The novel fabrication of multiple components and unique heterostructure can inject infinite vitality into the electromagnetic wave (EMW) attenuation field. Herein, through the self-assembly of polyimide complexes and catalytic chemical vapor deposition, porous carbon microflowers were synthesized accompanied by carbon nanotubes (CNTs). By regulating the metal ions, the composition and structure of the as-obtained hybrids are modified correspondingly, and thus the adjustable thermal management and EMW absorption capabilities are obtained. In detail, the rich pores and huge specific surface area endow the hierarchical structures with distinguished thermal insulation ability (λ<0.07).
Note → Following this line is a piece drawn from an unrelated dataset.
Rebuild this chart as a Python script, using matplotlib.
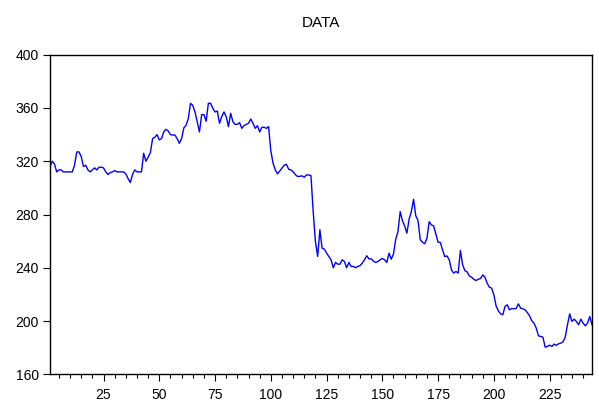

The carbon framework and CNTs are beneficial for consuming EMWs via conductive loss and defect polarization loss while reducing the filling ratio and thickness. The doped heteroatoms and abundant heterointerfaces generate ample dipole polarization and interface polarization losses (supported by DFT calculation). The metal nanoparticles uniformly embedded in the carbon framework offer optimized impedance matching, proper defect polarization, and suitable magnetic loss. Accordingly, the synergy of magnetic-dielectric balance and flower-like superstructure enables FNCFN2 and NNCFN2 to accomplish remarkable microwave absorbing capacity with thin thickness (14 wt.%). Therefore, respectable specific reflection loss and specific effective absorption bandwidth are acquired (215.39 dB mm^–1 and 22.10 GHz mm^–1, 257.23 dB mm^–1 and 22.12 GHz mm^–1 respectively), superior to those of certain renowned carbon-based absorbers. The simulation results of electric field intensity distributions, power loss density, and radar cross section reduction (maximum value of 36.02 dBm²) also verify the prominent radar stealth capability. Moreover, the customizable approach can be applied to other metals to obtain fulfilling behaviors. Henceforth, this work provides profound insights into the relationship between structure and performance, and proposes an efficient path for mass-producing multifunctional and high-performance EMW absorbers with excellent thermal properties.